- [Given data]:
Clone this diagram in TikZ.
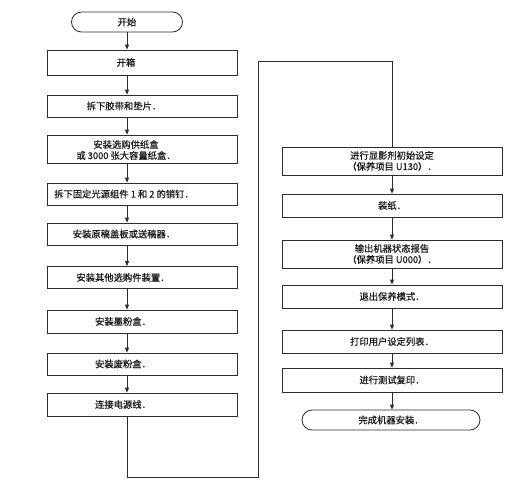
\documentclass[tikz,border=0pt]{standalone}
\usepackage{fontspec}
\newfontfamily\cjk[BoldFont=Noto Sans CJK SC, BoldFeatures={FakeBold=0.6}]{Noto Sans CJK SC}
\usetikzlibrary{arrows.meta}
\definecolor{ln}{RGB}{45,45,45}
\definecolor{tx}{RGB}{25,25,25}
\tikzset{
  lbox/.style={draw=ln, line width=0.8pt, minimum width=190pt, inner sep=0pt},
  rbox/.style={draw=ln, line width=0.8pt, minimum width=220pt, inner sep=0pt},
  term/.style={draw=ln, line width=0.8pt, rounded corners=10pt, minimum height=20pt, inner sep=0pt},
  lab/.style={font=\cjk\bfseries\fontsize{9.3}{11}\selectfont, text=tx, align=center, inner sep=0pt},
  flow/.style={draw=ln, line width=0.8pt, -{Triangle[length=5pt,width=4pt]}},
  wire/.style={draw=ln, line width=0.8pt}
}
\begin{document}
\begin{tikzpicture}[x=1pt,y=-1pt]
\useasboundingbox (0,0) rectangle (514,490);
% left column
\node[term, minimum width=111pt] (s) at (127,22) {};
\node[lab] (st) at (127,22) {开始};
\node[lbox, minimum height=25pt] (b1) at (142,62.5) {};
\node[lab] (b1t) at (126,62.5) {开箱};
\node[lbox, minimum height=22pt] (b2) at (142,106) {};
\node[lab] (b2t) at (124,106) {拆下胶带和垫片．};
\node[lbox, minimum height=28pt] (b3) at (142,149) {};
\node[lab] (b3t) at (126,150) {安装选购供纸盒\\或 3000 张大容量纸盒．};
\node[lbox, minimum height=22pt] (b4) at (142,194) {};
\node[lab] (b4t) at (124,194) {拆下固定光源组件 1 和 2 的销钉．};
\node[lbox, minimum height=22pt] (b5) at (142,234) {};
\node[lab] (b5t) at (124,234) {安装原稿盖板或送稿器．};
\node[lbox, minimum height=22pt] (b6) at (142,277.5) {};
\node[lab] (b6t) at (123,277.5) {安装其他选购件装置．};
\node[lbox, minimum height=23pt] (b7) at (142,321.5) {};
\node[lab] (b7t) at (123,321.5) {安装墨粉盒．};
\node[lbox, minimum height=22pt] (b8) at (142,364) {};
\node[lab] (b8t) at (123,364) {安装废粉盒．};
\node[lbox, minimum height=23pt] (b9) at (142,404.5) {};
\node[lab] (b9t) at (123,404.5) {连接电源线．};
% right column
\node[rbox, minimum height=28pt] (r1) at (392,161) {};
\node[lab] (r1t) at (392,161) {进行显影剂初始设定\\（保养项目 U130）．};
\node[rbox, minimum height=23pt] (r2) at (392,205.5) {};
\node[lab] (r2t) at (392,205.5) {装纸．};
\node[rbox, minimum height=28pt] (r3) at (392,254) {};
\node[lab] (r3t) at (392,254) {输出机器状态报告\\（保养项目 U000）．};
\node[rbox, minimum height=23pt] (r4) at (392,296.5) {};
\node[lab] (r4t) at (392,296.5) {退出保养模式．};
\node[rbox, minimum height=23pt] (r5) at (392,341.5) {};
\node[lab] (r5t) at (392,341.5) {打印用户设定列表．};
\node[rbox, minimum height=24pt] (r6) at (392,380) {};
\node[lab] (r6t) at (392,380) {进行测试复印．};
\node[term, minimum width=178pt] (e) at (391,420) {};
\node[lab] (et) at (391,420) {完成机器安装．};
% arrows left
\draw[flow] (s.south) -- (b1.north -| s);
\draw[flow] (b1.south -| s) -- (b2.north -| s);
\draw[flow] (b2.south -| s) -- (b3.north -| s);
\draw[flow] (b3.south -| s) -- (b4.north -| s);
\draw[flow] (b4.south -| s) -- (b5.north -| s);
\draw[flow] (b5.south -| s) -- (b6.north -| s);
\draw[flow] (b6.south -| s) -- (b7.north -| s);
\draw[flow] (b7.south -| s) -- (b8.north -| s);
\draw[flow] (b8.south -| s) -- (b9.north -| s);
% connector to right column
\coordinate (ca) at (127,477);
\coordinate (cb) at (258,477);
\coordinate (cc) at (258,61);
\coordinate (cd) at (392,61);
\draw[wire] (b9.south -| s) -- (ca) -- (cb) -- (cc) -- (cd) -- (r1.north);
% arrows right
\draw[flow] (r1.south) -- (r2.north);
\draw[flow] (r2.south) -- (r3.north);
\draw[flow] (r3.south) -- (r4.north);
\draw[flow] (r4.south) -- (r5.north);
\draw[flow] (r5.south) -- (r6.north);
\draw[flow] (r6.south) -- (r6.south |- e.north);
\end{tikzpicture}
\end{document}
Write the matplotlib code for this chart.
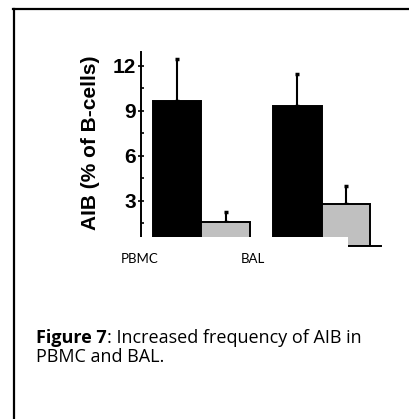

- [Stated task]: Each record above must be returned exactly as written, with its pictures omitted.

- [Answer to the problem]:
Clone this diagram in TikZ.
\documentclass[tikz,border=0pt]{standalone}
\usepackage{fontspec}
\newfontfamily\cjk[BoldFont=Noto Sans CJK SC, BoldFeatures={FakeBold=0.6}]{Noto Sans CJK SC}
\usetikzlibrary{arrows.meta}
\definecolor{ln}{RGB}{45,45,45}
\definecolor{tx}{RGB}{25,25,25}
\tikzset{
  lbox/.style={draw=ln, line width=0.8pt, minimum width=190pt, inner sep=0pt},
  rbox/.style={draw=ln, line width=0.8pt, minimum width=220pt, inner sep=0pt},
  term/.style={draw=ln, line width=0.8pt, rounded corners=10pt, minimum height=20pt, inner sep=0pt},
  lab/.style={font=\cjk\bfseries\fontsize{9.3}{11}\selectfont, text=tx, align=center, inner sep=0pt},
  flow/.style={draw=ln, line width=0.8pt, -{Triangle[length=5pt,width=4pt]}},
  wire/.style={draw=ln, line width=0.8pt}
}
\begin{document}
\begin{tikzpicture}[x=1pt,y=-1pt]
\useasboundingbox (0,0) rectangle (514,490);
% left column
\node[term, minimum width=111pt] (s) at (127,22) {};
\node[lab] (st) at (127,22) {开始};
\node[lbox, minimum height=25pt] (b1) at (142,62.5) {};
\node[lab] (b1t) at (126,62.5) {开箱};
\node[lbox, minimum height=22pt] (b2) at (142,106) {};
\node[lab] (b2t) at (124,106) {拆下胶带和垫片．};
\node[lbox, minimum height=28pt] (b3) at (142,149) {};
\node[lab] (b3t) at (126,150) {安装选购供纸盒\\或 3000 张大容量纸盒．};
\node[lbox, minimum height=22pt] (b4) at (142,194) {};
\node[lab] (b4t) at (124,194) {拆下固定光源组件 1 和 2 的销钉．};
\node[lbox, minimum height=22pt] (b5) at (142,234) {};
\node[lab] (b5t) at (124,234) {安装原稿盖板或送稿器．};
\node[lbox, minimum height=22pt] (b6) at (142,277.5) {};
\node[lab] (b6t) at (123,277.5) {安装其他选购件装置．};
\node[lbox, minimum height=23pt] (b7) at (142,321.5) {};
\node[lab] (b7t) at (123,321.5) {安装墨粉盒．};
\node[lbox, minimum height=22pt] (b8) at (142,364) {};
\node[lab] (b8t) at (123,364) {安装废粉盒．};
\node[lbox, minimum height=23pt] (b9) at (142,404.5) {};
\node[lab] (b9t) at (123,404.5) {连接电源线．};
% right column
\node[rbox, minimum height=28pt] (r1) at (392,161) {};
\node[lab] (r1t) at (392,161) {进行显影剂初始设定\\（保养项目 U130）．};
\node[rbox, minimum height=23pt] (r2) at (392,205.5) {};
\node[lab] (r2t) at (392,205.5) {装纸．};
\node[rbox, minimum height=28pt] (r3) at (392,254) {};
\node[lab] (r3t) at (392,254) {输出机器状态报告\\（保养项目 U000）．};
\node[rbox, minimum height=23pt] (r4) at (392,296.5) {};
\node[lab] (r4t) at (392,296.5) {退出保养模式．};
\node[rbox, minimum height=23pt] (r5) at (392,341.5) {};
\node[lab] (r5t) at (392,341.5) {打印用户设定列表．};
\node[rbox, minimum height=24pt] (r6) at (392,380) {};
\node[lab] (r6t) at (392,380) {进行测试复印．};
\node[term, minimum width=178pt] (e) at (391,420) {};
\node[lab] (et) at (391,420) {完成机器安装．};
% arrows left
\draw[flow] (s.south) -- (b1.north -| s);
\draw[flow] (b1.south -| s) -- (b2.north -| s);
\draw[flow] (b2.south -| s) -- (b3.north -| s);
\draw[flow] (b3.south -| s) -- (b4.north -| s);
\draw[flow] (b4.south -| s) -- (b5.north -| s);
\draw[flow] (b5.south -| s) -- (b6.north -| s);
\draw[flow] (b6.south -| s) -- (b7.north -| s);
\draw[flow] (b7.south -| s) -- (b8.north -| s);
\draw[flow] (b8.south -| s) -- (b9.north -| s);
% connector to right column
\coordinate (ca) at (127,477);
\coordinate (cb) at (258,477);
\coordinate (cc) at (258,61);
\coordinate (cd) at (392,61);
\draw[wire] (b9.south -| s) -- (ca) -- (cb) -- (cc) -- (cd) -- (r1.north);
% arrows right
\draw[flow] (r1.south) -- (r2.north);
\draw[flow] (r2.south) -- (r3.north);
\draw[flow] (r3.south) -- (r4.north);
\draw[flow] (r4.south) -- (r5.north);
\draw[flow] (r5.south) -- (r6.north);
\draw[flow] (r6.south) -- (r6.south |- e.north);
\end{tikzpicture}
\end{document}
Write the matplotlib code for this chart.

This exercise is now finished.